Description of problem:
The "no" option during an "openstack overcloud update stack" breakpoint seems to be broken.
Breakpoint reached, continue? Regexp or Enter=proceed (will clear 12300056-ffff-dddd-1111-12345678ffff), no=cancel update, C-c=quit interactive mode:
When "no" is selected a stack roll-back occurs and this actually causes all overcloud nodes to run yum updates in parallel (assuming patches are available). All controller nodes will do a pcs cluster stop at about the same time and can cause fencing if stonith is enabled. Obviously this is not the desired behavior.
Version-Release number of selected component (if applicable):
Current OSP 9 bits
How reproducible:
100% so far (once for a customer, once in a lab for me)
Steps to Reproduce:
1. Deploy OSP 9 via Director
2. Ensure nodes are registered or have update repos configured.
3. Run the patching procedure
openstack overcloud update stack overcloud -i \
--templates -e [env file] -e [more env files] \
....
4. At first breakpoint cancel the update via "no"
on_breakpoint: [u'mflusche-osd001', u'mflusche-osd000', u'mflusche-osd002', u'mflusche-compute001', u'mflusche-compute000']
Breakpoint reached, continue?

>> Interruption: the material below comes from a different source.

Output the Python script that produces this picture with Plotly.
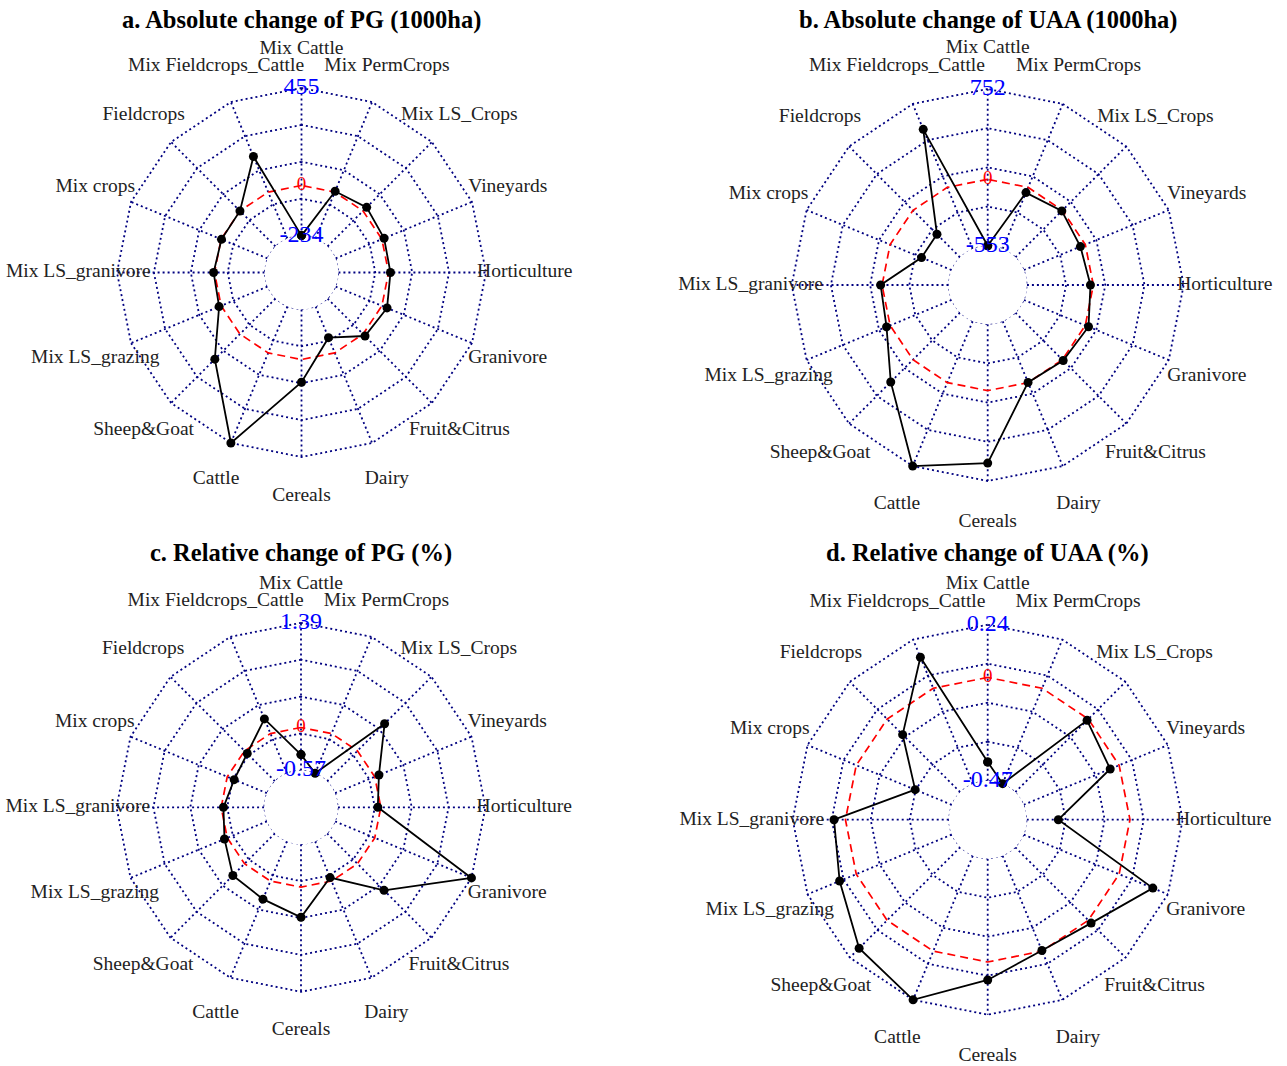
import plotly.graph_objects as go

# Farm types, in the order they go round the radar (anticlockwise from the top)
categories = ["Mix Cattle", "Mix Fieldcrops_Cattle", "Fieldcrops", "Mix crops",
              "Mix LS_granivore", "Mix LS_grazing", "Sheep&Goat", "Cattle",
              "Cereals", "Dairy", "Fruit&Citrus", "Granivore", "Horticulture",
              "Vineyards", "Mix LS_Crops", "Mix PermCrops"]

# a. absolute change of permanent grassland (1000 ha)
pg_abs = [-234, 180, 0, -2, 4, 10, 166, 455, 106, -77, 13, 26, 9, 11, 24, 4]
# b. absolute change of utilised agricultural area (1000 ha)
uaa_abs = [-553, 523, -282, -283, 12, 32, 262, 752, 603, -2, 9, 29, -24, -44, -7, -47]
# c. relative change of permanent grassland (%)
pg_rel = [-0.36, 0.21, -0.05, -0.10, -0.03, 0.04, 0.22, 0.26, 0.40, -0.05,
          0.50, 1.39, -0.04, 0.06, 0.51, -0.57]
# d. relative change of utilised agricultural area (%)
uaa_rel = [-0.385, 0.153, -0.10, -0.29, 0.052, 0.082, 0.180, 0.24, 0.082, -0.003,
           0.018, 0.166, -0.326, -0.044, -0.008, -0.47]

# axis extremes shown on each radar
axis_min = [-234, -553, -0.57, -0.47]
axis_max = [455, 752, 1.39, 0.24]

titles = ["a. Absolute change of PG (1000ha)",
          "b. Absolute change of UAA (1000ha)",
          "c. Relative change of PG (%)",
          "d. Relative change of UAA (%)"]

series = [pg_abs, uaa_abs, pg_rel, uaa_rel]

W, H = 1287, 1066
# panel centre (px) and radius of the outer guide polygon (px)
panels = [(301.5, 272.5, 184.5), (987.7, 285.0, 196),
          (301.0, 807.3, 184.5), (987.7, 819.7, 195)]
title_y = [20, 20, 553, 553]

SEG = 4          # number of segments between the inner and outer guides
INNER = 0.2      # inner guide at 1/5 of the outer guide radius
LABEL = 1.21     # category labels, relative to the outer guide radius
EXTENT = 1.24    # drawing area radius, relative to the outer guide
GRID = "#000080"
SERIF = "Liberation Serif"

fig = go.Figure()

for k in range(4):
    pid = "polar" if k == 0 else f"polar{k + 1}"
    vmin, vmax = axis_min[k], axis_max[k]
    span = vmax - vmin
    vals = series[k]
    per_unit = (1 - INNER) / span          # outer-guide radii per data unit
    r_label = vmin + (LABEL - INNER) / per_unit
    r_top = vmin + (EXTENT - INNER) / per_unit

    # concentric polygon guides
    ring_t, ring_r = [], []
    for i in range(SEG + 1):
        lvl = vmin + span * i / SEG
        ring_t += categories + [categories[0], None]
        ring_r += [lvl] * (len(categories) + 1) + [None]
    fig.add_trace(go.Scatterpolar(
        theta=ring_t, r=ring_r, mode="lines", subplot=pid,
        line=dict(color=GRID, width=1.8, dash="2px,3px"),
        hoverinfo="skip", showlegend=False, connectgaps=False))

    # spokes
    sp_t, sp_r = [], []
    for c in categories:
        sp_t += [c, c, None]
        sp_r += [vmin, vmax, None]
    fig.add_trace(go.Scatterpolar(
        theta=sp_t, r=sp_r, mode="lines", subplot=pid,
        line=dict(color=GRID, width=1.8, dash="2px,3px"),
        hoverinfo="skip", showlegend=False, connectgaps=False))

    # zero reference
    fig.add_trace(go.Scatterpolar(
        theta=categories + [categories[0]], r=[0] * (len(categories) + 1),
        mode="lines", subplot=pid,
        line=dict(color="#ff0000", width=1.7, dash="8px,5px"),
        hoverinfo="skip", showlegend=False))

    # data
    fig.add_trace(go.Scatterpolar(
        theta=categories + [categories[0]], r=vals + [vals[0]],
        mode="lines+markers", subplot=pid, cliponaxis=False,
        line=dict(color="black", width=1.8),
        marker=dict(color="black", size=9),
        showlegend=False))

    # axis value labels on the top spoke
    fig.add_trace(go.Scatterpolar(
        theta=[categories[0], categories[0]], r=[vmin, vmax],
        text=[f"{vmin:g}", f"{vmax:g}"], mode="text", subplot=pid,
        cliponaxis=False, textposition="middle center",
        textfont=dict(family=SERIF, size=24, color="#0000ff"),
        hoverinfo="skip", showlegend=False))
    fig.add_trace(go.Scatterpolar(
        theta=[categories[0]], r=[0], text=["0"], mode="text", subplot=pid,
        cliponaxis=False, textposition="middle center",
        textfont=dict(family=SERIF, size=19, color="#ff0000"),
        hoverinfo="skip", showlegend=False))

    # category labels outside the outer polygon
    fig.add_trace(go.Scatterpolar(
        theta=categories, r=[r_label] * len(categories),
        text=categories, mode="text", subplot=pid, cliponaxis=False,
        textposition="middle center",
        textfont=dict(family=SERIF, size=19.5, color="#222222"),
        hoverinfo="skip", showlegend=False))

    cx, cy, R = panels[k]
    Rd = R * EXTENT
    fig.update_layout(**{pid: dict(
        domain=dict(x=[(cx - Rd) / W, (cx + Rd) / W],
                    y=[max(0, 1 - (cy + Rd) / H), 1 - (cy - Rd) / H]),
        hole=INNER / EXTENT,
        bgcolor="rgba(0,0,0,0)",
        radialaxis=dict(visible=False, range=[vmin, r_top]),
        angularaxis=dict(type="category", categoryorder="array",
                         categoryarray=categories, rotation=90,
                         direction="counterclockwise", showgrid=False,
                         showline=False, showticklabels=False, ticks=""),
    )})

    fig.add_annotation(
        x=cx / W, y=1 - title_y[k] / H, xref="paper", yref="paper",
        text=f"<b>{titles[k]}</b>", showarrow=False,
        xanchor="center", yanchor="middle",
        font=dict(family=SERIF, size=24.5, color="black"))

fig.update_layout(
    width=W, height=H,
    margin=dict(l=0, r=0, t=0, b=0),
    paper_bgcolor="white", plot_bgcolor="white",
    showlegend=False,
)

fig.write_html("out.html")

Regexp or Enter=proceed (will clear fafe8cc9-e4d4-46d9-8dc1-57b62cf73b58), no=cancel update, C-c=quit interactive mode: no
canceling update, doing rollback
canceling update
5. login to overcloud nodes and observe the behavior.
journalctl -u os-collect-config -f
Oct 25 23:01:12 mflusche-control000.flusche.co os-collect-config[3848]: [2016-10-25 23:01:12,543] (heat-config) [DEBUG] Running /var/lib/heat-config/hooks/script < /var/lib/heat-config/deployed/feffcf44-753b-4eaf-9cd0-7b9abd0272ff.json
Oct 25 23:07:10 mflusche-control000 yum[17346]: Updated: 1:openssl-libs-1.0.1e-51.el7_2.7.x86_64
Oct 25 23:07:10 mflusche-control000 yum[17346]: Updated: systemd-libs-219-19.el7_2.13.x86_64
Oct 25 23:07:10 mflusche-control000 yum[17346]: Updated: 1:librados2-0.94.9-3.el7cp.x86_64
...
tail -f /var/log/yum.log
monitor on controllers: pcs status
Actual results:
the "no" options during a breakpoint seems to cause a parallel patch update on all overcloud nodes.
Expected results:
cancel update operation.
Additional info:
Comment 4Sofer Athlan-Guyot
2018-09-04 12:57:19 UTC
I'm not sure why we ever allowed the user to cancel an update, because doing a rollback has never been safe in TripleO.
It wasn't until Queens (OSP13) that Heat offered a way for users to cancel a stack update without triggering a rollback: https://bugs.launchpad.net/heat/+bug/1709041
The code to cancel an update was removed from tripleo-common in Pike and backported to Ocata:
https://review.openstack.org/#/q/I752e061979d667c1fb2b115c1a7339002e1824d5
So OSP 10 and earlier are presumably still affected, which is what the testing discussed above appears to show.
(Ironically, it would be a useful thing to add back in now that we can cancel without triggering a rollback, as long as we did that.)
Closing as a wontfix as we have provided a way to cancel in Queens and it is unlikely that we will be able to address this to any of the older versions prior to their EOL.